Engineering (Aug 2020)
A High-Resolution Earth’s Gravity Field Model SGG-UGM-2 from GOCE, GRACE, Satellite Altimetry, and EGM2008
Abstract
This paper focuses on estimating a new high-resolution Earth’s gravity field model named SGG-UGM-2 from satellite gravimetry, satellite altimetry, and Earth Gravitational Model 2008 (EGM2008)-derived gravity data based on the theory of the ellipsoidal harmonic analysis and coefficient transformation (EHA-CT). We first derive the related formulas of the EHA-CT method, which is used for computing the spherical harmonic coefficients from grid area-mean and point gravity anomalies on the ellipsoid. The derived formulas are successfully evaluated based on numerical experiments. Then, based on the derived least-squares formulas of the EHA-CT method, we develop the new model SGG-UGM-2 up to degree 2190 and order 2159 by combining the observations of the Gravity Field and Steady-State Ocean Circulation Explorer (GOCE), the normal equation of the Gravity Recovery and Climate Experiment (GRACE), marine gravity data derived from satellite altimetry data, and EGM2008-derived continental gravity data.

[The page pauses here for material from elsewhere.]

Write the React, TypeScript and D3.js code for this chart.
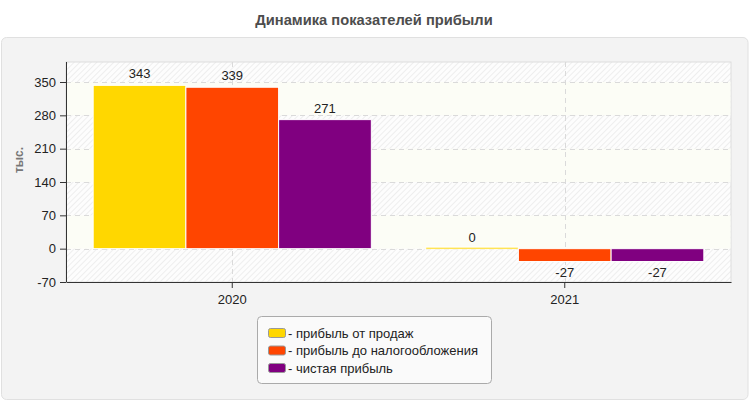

The coefficients of degrees 251–2159 are estimated by solving the block-diagonal form normal equations of surface gravity anomalies (including the marine gravity data). The coefficients of degrees 2–250 are determined by combining the normal equations of satellite observations and surface gravity anomalies. The variance component estimation technique is used to estimate the relative weights of different observations. Finally, global positioning system (GPS)/leveling data in the mainland of China and the United States are used to validate SGG-UGM-2 together with other models, such as European improved gravity model of the earth by new techniques (EIGEN)-6C4, GECO, EGM2008, and SGG-UGM-1 (the predecessor of SGG-UGM-2). Compared to other models, the model SGG-UGM-2 shows a promising performance in the GPS/leveling validation. All GOCE-related models have similar performances both in the mainland of China and the United States, and better performances than that of EGM2008 in the mainland of China. Due to the contribution of GRACE data and the new marine gravity anomalies, SGG-UGM-2 is slightly better than SGG-UGM-1 both in the mainland of China and the United States.